--- START ---

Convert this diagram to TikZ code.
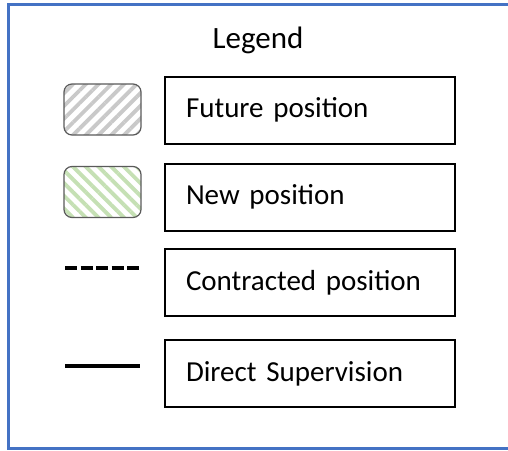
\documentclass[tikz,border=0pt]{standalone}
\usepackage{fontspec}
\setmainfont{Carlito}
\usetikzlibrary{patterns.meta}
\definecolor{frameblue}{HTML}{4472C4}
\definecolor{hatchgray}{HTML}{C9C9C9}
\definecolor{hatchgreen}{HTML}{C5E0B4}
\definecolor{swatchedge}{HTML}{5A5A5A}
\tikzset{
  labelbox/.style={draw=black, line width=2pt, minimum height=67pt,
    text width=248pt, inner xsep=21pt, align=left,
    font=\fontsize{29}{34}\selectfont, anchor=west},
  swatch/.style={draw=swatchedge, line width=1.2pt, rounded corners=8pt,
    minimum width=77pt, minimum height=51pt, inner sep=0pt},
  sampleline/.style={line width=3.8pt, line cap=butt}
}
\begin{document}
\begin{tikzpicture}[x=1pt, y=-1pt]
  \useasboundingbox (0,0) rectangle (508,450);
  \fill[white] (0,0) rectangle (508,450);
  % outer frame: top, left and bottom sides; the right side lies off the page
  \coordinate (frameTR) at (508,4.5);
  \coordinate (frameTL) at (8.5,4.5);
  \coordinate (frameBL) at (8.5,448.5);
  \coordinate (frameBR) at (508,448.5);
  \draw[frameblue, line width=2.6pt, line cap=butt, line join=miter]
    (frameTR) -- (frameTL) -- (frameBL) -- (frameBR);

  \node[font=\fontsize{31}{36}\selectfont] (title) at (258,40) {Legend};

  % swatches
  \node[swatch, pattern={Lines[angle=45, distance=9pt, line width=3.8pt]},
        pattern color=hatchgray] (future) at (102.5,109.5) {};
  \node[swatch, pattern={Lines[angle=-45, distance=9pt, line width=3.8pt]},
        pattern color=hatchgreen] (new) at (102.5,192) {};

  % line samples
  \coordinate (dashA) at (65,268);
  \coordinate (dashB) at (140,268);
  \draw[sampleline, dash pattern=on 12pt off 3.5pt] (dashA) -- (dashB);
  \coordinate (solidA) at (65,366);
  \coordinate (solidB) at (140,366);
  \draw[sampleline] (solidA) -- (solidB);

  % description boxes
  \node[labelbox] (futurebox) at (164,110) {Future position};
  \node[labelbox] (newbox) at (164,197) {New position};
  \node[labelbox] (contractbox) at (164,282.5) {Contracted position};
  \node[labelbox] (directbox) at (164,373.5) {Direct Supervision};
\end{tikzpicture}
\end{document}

--- END ---

### The request
Quote, please, every line of the material above from its start through the line that has "(solidA) -- (solidB);", reproducing the words exactly and dropping any images.

### Solution
Convert this diagram to TikZ code.
\documentclass[tikz,border=0pt]{standalone}
\usepackage{fontspec}
\setmainfont{Carlito}
\usetikzlibrary{patterns.meta}
\definecolor{frameblue}{HTML}{4472C4}
\definecolor{hatchgray}{HTML}{C9C9C9}
\definecolor{hatchgreen}{HTML}{C5E0B4}
\definecolor{swatchedge}{HTML}{5A5A5A}
\tikzset{
  labelbox/.style={draw=black, line width=2pt, minimum height=67pt,
    text width=248pt, inner xsep=21pt, align=left,
    font=\fontsize{29}{34}\selectfont, anchor=west},
  swatch/.style={draw=swatchedge, line width=1.2pt, rounded corners=8pt,
    minimum width=77pt, minimum height=51pt, inner sep=0pt},
  sampleline/.style={line width=3.8pt, line cap=butt}
}
\begin{document}
\begin{tikzpicture}[x=1pt, y=-1pt]
  \useasboundingbox (0,0) rectangle (508,450);
  \fill[white] (0,0) rectangle (508,450);
  % outer frame: top, left and bottom sides; the right side lies off the page
  \coordinate (frameTR) at (508,4.5);
  \coordinate (frameTL) at (8.5,4.5);
  \coordinate (frameBL) at (8.5,448.5);
  \coordinate (frameBR) at (508,448.5);
  \draw[frameblue, line width=2.6pt, line cap=butt, line join=miter]
    (frameTR) -- (frameTL) -- (frameBL) -- (frameBR);

  \node[font=\fontsize{31}{36}\selectfont] (title) at (258,40) {Legend};

  % swatches
  \node[swatch, pattern={Lines[angle=45, distance=9pt, line width=3.8pt]},
        pattern color=hatchgray] (future) at (102.5,109.5) {};
  \node[swatch, pattern={Lines[angle=-45, distance=9pt, line width=3.8pt]},
        pattern color=hatchgreen] (new) at (102.5,192) {};

  % line samples
  \coordinate (dashA) at (65,268);
  \coordinate (dashB) at (140,268);
  \draw[sampleline, dash pattern=on 12pt off 3.5pt] (dashA) -- (dashB);
  \coordinate (solidA) at (65,366);
  \coordinate (solidB) at (140,366);
  \draw[sampleline] (solidA) -- (solidB);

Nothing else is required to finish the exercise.